A funny thing happened the other day. I FINALLY booked a massage after being long overdue. I hadn’t seen my masseuse in a long time so naturally, she asked me how things were going. Well, honestly, I said, it’s pretty terrible. Oh yeah, she said, people say motherhood is hard. I said yes, people tell you it’s hard, but they don’t tell you it’s THIS hard. I said it’s isolating, lonely, monotonous, depressing, anxiety ridden and non stop. It’s 24/7 with no breaks. Ever. You’ll be more exhausted than you ever thought possible and yet you have to somehow garner the energy to do it all over again. Every day. Over and over and over and over again FORRREVVVVEEERRRRRR. After my 10 minute rant about how terrible motherhood was she quietly said sooooo… I’m pregnant.

The truth is, even if I had known she was pregnant from the beginning, it wouldn’t have changed the narrative. MOTHERHOOD IS FREAKING HARD MAN! So much harder than I ever could have imagined. Now don’t get me wrong, I love my son more than anything, but I don’t love being a mother. And honestly, that’s ok. I kind of knew motherhood wasn’t for me. I spent 37 years of my life doing whatever I wanted, whenever I wanted so to say this has been an adjustment is a huge understatement. But that’s exactly what I’m doing. I’m adjusting. Trying to take it one day at a time and not get consumed by it all.

I wanted to write this blog post not to come off ungrateful for my son or to complain about how awful motherhood is. But to normalize my feelings and the feelings of other mothers because I know I’m not alone. You can love your kids and not love everything motherhood entails. It truly is the hardest most ungrateful job ever and to all the moms that have come before me, including my own. I’M SORRY! I had no idea…

Thank-you to Andrea Ormiston for capturing these beautiful photos! Check out her Instagram —> Andrea Ormiston

17 thoughts on “The truth about motherhood…”

  1. ❤️❤️❤️❤️ I love you and you are doing an amazing job adjusting. It isn’t easy, but I’m so glad we have each other ❤️

    1. My 2 children are now adult children 28 yrs and 26 yrs and I’m happy to say “We all survived” I became a single mother when my children were 2 yrs and 4 yrs plus I was a young Pediatric Nurse trying to make a good living for them. Your right it was HARD!!! I love the idea of your blog. Back then there wasn’t home internet or alot of home computer, I would have so loved being apart of an online blog about Mother’s and we we go through. The good, bad and the ugly I would do all over again but I would want to know then what I know now for sure and that is not to worry so much about tomorrow because tomorrow will take care of it’s self and to enjoy each day to it’s fullest! God Bless, your doing an awesome job 😊❤

  2. Oooooh the realness! I appreciate your honesty in this. It has so so much to do with why I’ve never wanted to have children, but I know some people who just thrive in motherhood. It’s nice to hear this perspective.

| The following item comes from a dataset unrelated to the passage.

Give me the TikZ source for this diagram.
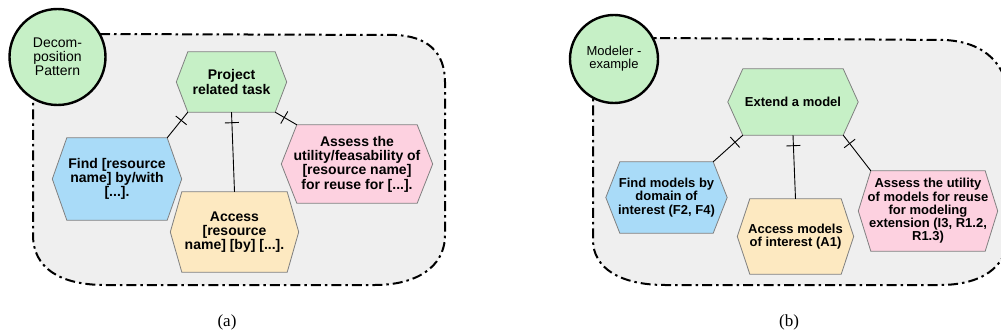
\documentclass[tikz,border=0pt]{standalone}
\usepackage{fontspec}
\setmainfont{Liberation Sans}
\newfontfamily\capfont{Liberation Serif}
\usetikzlibrary{backgrounds,decorations.markings,calc}
\definecolor{hgreen}{HTML}{C6F0C6}
\definecolor{hblue}{HTML}{A9DBF8}
\definecolor{hyellow}{HTML}{FDE9C1}
\definecolor{hpink}{HTML}{FDD1E0}
\definecolor{areagray}{HTML}{EFEFEF}
\definecolor{hexline}{HTML}{808080}
\tikzset{
  hexbox/.style={inner sep=0pt, minimum width=#1},
  htxtA/.style={align=center, inner sep=0pt, font=\bfseries\fontsize{14}{14.3}\selectfont},
  htxtB/.style={align=center, inner sep=0pt, font=\bfseries\fontsize{13}{13.2}\selectfont},
  circA/.style={circle, draw=black, line width=2.4pt, fill=hgreen, inner sep=0pt, align=center, font=\fontsize{14}{14.2}\selectfont},
  circB/.style={circle, draw=black, line width=2.4pt, fill=hgreen, inner sep=0pt, align=center, font=\fontsize{13}{13.2}\selectfont},
  area/.style={draw=black, fill=areagray, line width=2pt, dash pattern=on 10pt off 4pt on 2.5pt off 4pt},
  link/.style={draw=black, line width=0.9pt, postaction={decorate},
    decoration={markings, mark=at position 10.5pt with {\draw[line width=0.9pt] (0pt,-7pt) -- (0pt,7pt);}}},
  capt/.style={font=\capfont\fontsize{17}{17}\selectfont, inner sep=0pt}
}
\newcommand\hexfill[3]{%
  \path[draw=hexline, line width=0.8pt, fill=#3] (#1.north west) -- (#1.north east) -- ([xshift=#2]#1.east) -- (#1.south east) -- (#1.south west) -- ([xshift=-#2]#1.west) -- cycle;}
\begin{document}
\begin{tikzpicture}[x=1pt, y=-1pt]
\useasboundingbox (0,0) rectangle (1001,334);
% ---------- hexagon nodes (panel a)
\node[hexbox=87pt, minimum height=60pt, label={[htxtA]center:{Project\\related task}}] (pa) at (231.5,82) {};
\node[hexbox=100pt, minimum height=82pt, label={[htxtA]center:{Find {[}resource\\name{]} by/with\\{[}...{]}.}}] (fa) at (117,179) {};
\node[hexbox=105pt, minimum height=80pt, label={[htxtA]center:{Access\\{[}resource\\name{]} {[}by{]} {[}...{]}.}}] (aa) at (234.5,232) {};
\node[hexbox=120pt, minimum height=78pt, label={[htxtA]center:{Assess the\\utility/feasability of\\{[}resource name{]}\\for reuse for {[}...{]}.}}] (sa) at (357,164) {};
% ---------- hexagon nodes (panel b)
\node[hexbox=100pt, minimum height=66pt, label={[htxtB]center:{Extend a model}}] (pb) at (793,102) {};
\node[hexbox=93pt, minimum height=71pt, label={[htxtB]center:{Find models by\\domain of\\interest (F2, F4)}}] (fb) at (666.5,197.5) {};
\node[hexbox=91pt, minimum height=75pt, label={[htxtB]center:{Access models\\of interest (A1)}}] (ab) at (795.5,236.5) {};
\node[hexbox=114pt, minimum height=80pt, label={[htxtB]center:{Assess the utility\\of models for reuse\\for modeling\\extension (I3, R1.2,\\R1.3)}}] (sb) at (928,211) {};
% ---------- background: areas and hexagon shapes
\begin{scope}[on background layer]
  \path[area] (100,34) -- (395,35) .. controls (427,36) and (445,52) .. (445,82) -- (445,235)
     .. controls (445,268) and (415,285) .. (375,285) -- (105,285)
     .. controls (60,285) and (33,268) .. (33,235) -- (33,90)
     .. controls (33,52) and (58,34) .. (100,34) -- cycle;
  \begin{scope}
    \clip (0,0) rectangle (1001,334);
    \path[area] (660,38) -- (945,40) .. controls (985,42) and (1008,65) .. (1008,100) -- (1008,235)
       .. controls (1008,268) and (980,285) .. (940,285) -- (665,285)
       .. controls (620,285) and (593,268) .. (593,240) -- (593,90)
       .. controls (593,55) and (615,38) .. (660,38) -- cycle;
  \end{scope}
  \hexfill{pa}{11.5pt}{hgreen}
  \hexfill{fa}{14.5pt}{hblue}
  \hexfill{aa}{11.5pt}{hyellow}
  \hexfill{sa}{15.5pt}{hpink}
  \hexfill{pb}{15pt}{hgreen}
  \hexfill{fb}{14pt}{hblue}
  \hexfill{ab}{12.5pt}{hyellow}
  \hexfill{sb}{12.5pt}{hpink}
\end{scope}
% ---------- circles
\node[circA, minimum size=96pt] (ca) at (57.5,57) {Decom-\\position\\Pattern};
\node[circB, minimum size=88pt] (cb) at (614,59) {Modeler -\\example};
% ---------- connectors
\path[link] (pa.south west) -- (fa.north east);
\path[link] (pa.south) -- (aa.north);
\path[link] (pa.south east) -- (sa.north west);
\path[link] (pb.south west) -- (fb.north east);
\path[link] (pb.south) -- (ab.north);
\path[link] (pb.south east) -- (sb.north west);
% ---------- captions
\node[capt] (capa) at (227,322) {(a)};
\node[capt] (capb) at (789,322) {(b)};
\end{tikzpicture}
\end{document}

  3. I love your honesty in this, I felt the exact same way with my first child, and I beat myself up for it so bad. How could I feel this way, but I did and still have moments of it. I will tell you it does get better in parts of their lives and you find the parts you really enjoy. Don’t get me wrong it is hard as ever, but you find what you love too. Thank you for sharing and being honest.

    1. Thank you so much for taking the time to comment! It makes me feel so much better that I’m not alone in my feelings!

  4. I love your honesty here! I don’t have children and I always go back and forth whether I’ll ever want them because I can imagine how hard it is!

  5. Honestly, I hate when people sugarcoat their experiences. We need more people to be honest about things like motherhood. It doesn’t mean you’re ungrateful but it is nice to hear about someone’s real experience instead of the picture perfect version we often see online or on our screens. I don’t necessarily want children myself but I still really appreciate reading other women’s stories on the topic.

  6. I don’t think motherhood is for me, so I can see where you are coming from. If I were to ever have a child I would be the best mom, or try to. I don’t think it comes naturally for everyone, but the best we can do is try!